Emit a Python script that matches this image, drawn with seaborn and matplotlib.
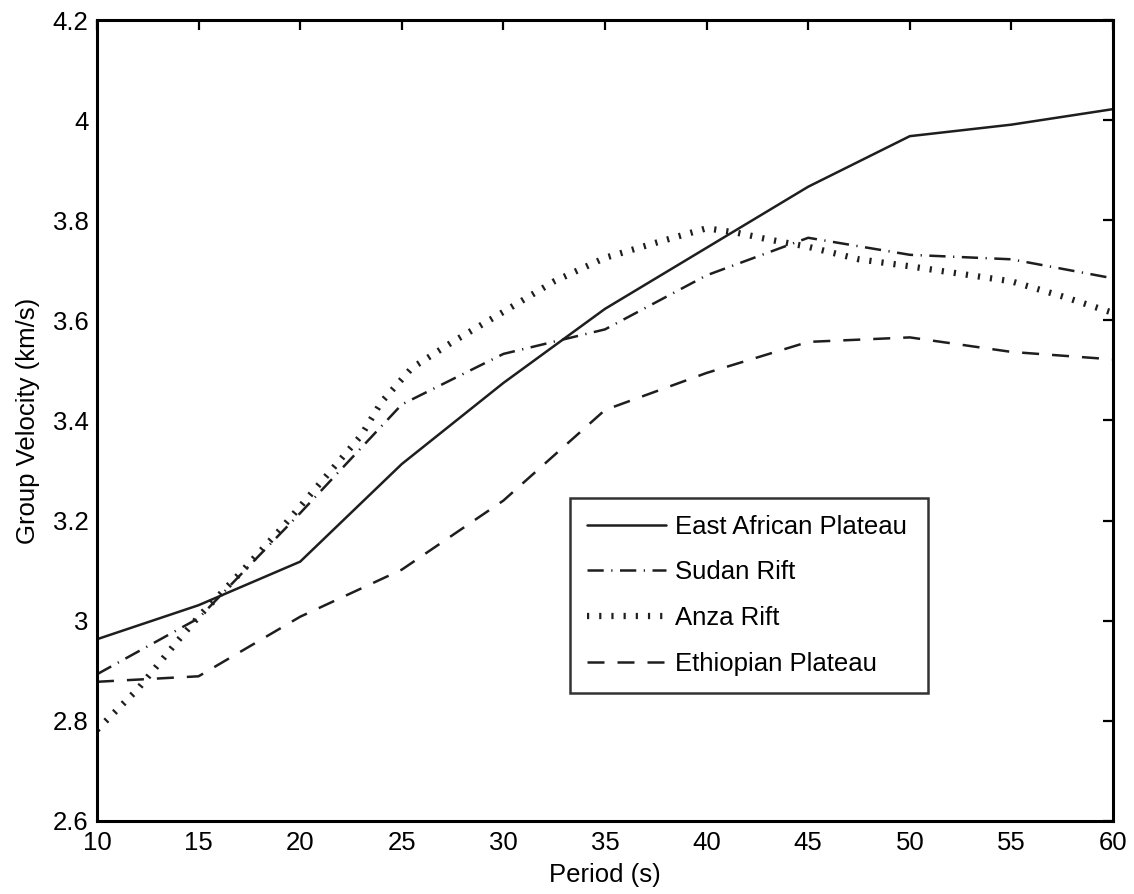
import seaborn as sns
import matplotlib.pyplot as plt
import pandas as pd
import numpy as np

# periods (s)
period = [10, 15, 20, 25, 30, 35, 40, 45, 50, 55, 60]
east_african = [2.963, 3.031, 3.118, 3.313, 3.475, 3.623, 3.745, 3.867, 3.968, 3.991, 4.022]
sudan_rift = [2.893, 3.005, 3.215, 3.432, 3.533, 3.582, 3.690, 3.765, 3.731, 3.722, 3.684]
ethiopian = [2.878, 2.889, 3.008, 3.102, 3.240, 3.421, 3.495, 3.557, 3.566, 3.537, 3.522]

# Anza Rift is sampled more finely
anza_period = [10, 12, 14, 15, 17, 19, 20.5, 23, 24, 25.5, 27.5, 30, 32.5, 35, 37.5,
               40, 41.5, 43, 45, 47.5, 50, 52.5, 55, 57.5, 60]
anza_rift = [2.782, 2.863, 2.961, 3.008, 3.093, 3.181, 3.252, 3.370, 3.437, 3.505, 3.557,
             3.617, 3.678, 3.725, 3.755, 3.784, 3.775, 3.762, 3.747, 3.722, 3.708, 3.693,
             3.678, 3.648, 3.615]

sns.set_theme(style="white")
plt.rcParams['font.family'] = ['Liberation Sans', 'DejaVu Sans']
plt.rcParams['text.color'] = 'black'

fig = plt.figure(figsize=(11.34, 8.94), dpi=100)
ax = fig.add_axes([0.0855, 0.0817, 0.896, 0.8959])

ink = "#1e1e1e"
fs = 18.5
sns.lineplot(x=period, y=east_african, ax=ax, color=ink, linewidth=1.8,
             linestyle="-", label="East African Plateau")
sns.lineplot(x=period, y=sudan_rift, ax=ax, color=ink, linewidth=1.8,
             linestyle=(0, (6.5, 3.0, 0.5, 3.0)), label="Sudan Rift")
sns.lineplot(x=anza_period, y=anza_rift, ax=ax, color=ink, linewidth=4.5,
             linestyle=(0, (0.35, 1.6)), label="Anza Rift")
sns.lineplot(x=period, y=ethiopian, ax=ax, color=ink, linewidth=1.8,
             linestyle=(0, (6.8, 5.2)), label="Ethiopian Plateau")

ax.set_xlim(10, 60)
ax.set_ylim(2.6, 4.2)
ax.set_xticks(np.arange(10, 61, 5))
ax.set_yticks(np.round(np.arange(2.6, 4.21, 0.2), 1))
ax.set_yticklabels(["2.6", "2.8", "3", "3.2", "3.4", "3.6", "3.8", "4", "4.2"])

for s in ax.spines.values():
    s.set_color("black")
    s.set_linewidth(2.2)
ax.tick_params(direction="in", length=7, width=1.6, colors="black",
               top=True, right=True, labelsize=fs)
ax.tick_params(axis="x", pad=7)
ax.tick_params(axis="y", pad=6)

ax.set_xlabel("Period (s)", fontsize=fs, labelpad=6, color="black")
ax.set_ylabel("Group Velocity (km/s)", fontsize=fs, labelpad=9, color="black")

leg = ax.legend(loc="lower left", bbox_to_anchor=(0.4655, 0.16, 0.352, 0.248),
                mode="expand", fontsize=fs, frameon=True, fancybox=False,
                handlelength=3.1, handletextpad=0.35, borderpad=0.65,
                labelspacing=0.85, borderaxespad=0, labelcolor="black")
leg.get_frame().set_edgecolor("black")
leg.get_frame().set_linewidth(1.8)

fig.savefig("out.png", dpi=100)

○ ○ ○ ○ ○

Problem: Would you set down the listing exactly, omitting pictures?

Exercise output:
Emit a Python script that matches this image, drawn with seaborn and matplotlib.
import seaborn as sns
import matplotlib.pyplot as plt
import pandas as pd
import numpy as np

# periods (s)
period = [10, 15, 20, 25, 30, 35, 40, 45, 50, 55, 60]
east_african = [2.963, 3.031, 3.118, 3.313, 3.475, 3.623, 3.745, 3.867, 3.968, 3.991, 4.022]
sudan_rift = [2.893, 3.005, 3.215, 3.432, 3.533, 3.582, 3.690, 3.765, 3.731, 3.722, 3.684]
ethiopian = [2.878, 2.889, 3.008, 3.102, 3.240, 3.421, 3.495, 3.557, 3.566, 3.537, 3.522]

# Anza Rift is sampled more finely
anza_period = [10, 12, 14, 15, 17, 19, 20.5, 23, 24, 25.5, 27.5, 30, 32.5, 35, 37.5,
               40, 41.5, 43, 45, 47.5, 50, 52.5, 55, 57.5, 60]
anza_rift = [2.782, 2.863, 2.961, 3.008, 3.093, 3.181, 3.252, 3.370, 3.437, 3.505, 3.557,
             3.617, 3.678, 3.725, 3.755, 3.784, 3.775, 3.762, 3.747, 3.722, 3.708, 3.693,
             3.678, 3.648, 3.615]

sns.set_theme(style="white")
plt.rcParams['font.family'] = ['Liberation Sans', 'DejaVu Sans']
plt.rcParams['text.color'] = 'black'

fig = plt.figure(figsize=(11.34, 8.94), dpi=100)
ax = fig.add_axes([0.0855, 0.0817, 0.896, 0.8959])

ink = "#1e1e1e"
fs = 18.5
sns.lineplot(x=period, y=east_african, ax=ax, color=ink, linewidth=1.8,
             linestyle="-", label="East African Plateau")
sns.lineplot(x=period, y=sudan_rift, ax=ax, color=ink, linewidth=1.8,
             linestyle=(0, (6.5, 3.0, 0.5, 3.0)), label="Sudan Rift")
sns.lineplot(x=anza_period, y=anza_rift, ax=ax, color=ink, linewidth=4.5,
             linestyle=(0, (0.35, 1.6)), label="Anza Rift")
sns.lineplot(x=period, y=ethiopian, ax=ax, color=ink, linewidth=1.8,
             linestyle=(0, (6.8, 5.2)), label="Ethiopian Plateau")

ax.set_xlim(10, 60)
ax.set_ylim(2.6, 4.2)
ax.set_xticks(np.arange(10, 61, 5))
ax.set_yticks(np.round(np.arange(2.6, 4.21, 0.2), 1))
ax.set_yticklabels(["2.6", "2.8", "3", "3.2", "3.4", "3.6", "3.8", "4", "4.2"])

for s in ax.spines.values():
    s.set_color("black")
    s.set_linewidth(2.2)
ax.tick_params(direction="in", length=7, width=1.6, colors="black",
               top=True, right=True, labelsize=fs)
ax.tick_params(axis="x", pad=7)
ax.tick_params(axis="y", pad=6)

ax.set_xlabel("Period (s)", fontsize=fs, labelpad=6, color="black")
ax.set_ylabel("Group Velocity (km/s)", fontsize=fs, labelpad=9, color="black")

leg = ax.legend(loc="lower left", bbox_to_anchor=(0.4655, 0.16, 0.352, 0.248),
                mode="expand", fontsize=fs, frameon=True, fancybox=False,
                handlelength=3.1, handletextpad=0.35, borderpad=0.65,
                labelspacing=0.85, borderaxespad=0, labelcolor="black")
leg.get_frame().set_edgecolor("black")
leg.get_frame().set_linewidth(1.8)

fig.savefig("out.png", dpi=100)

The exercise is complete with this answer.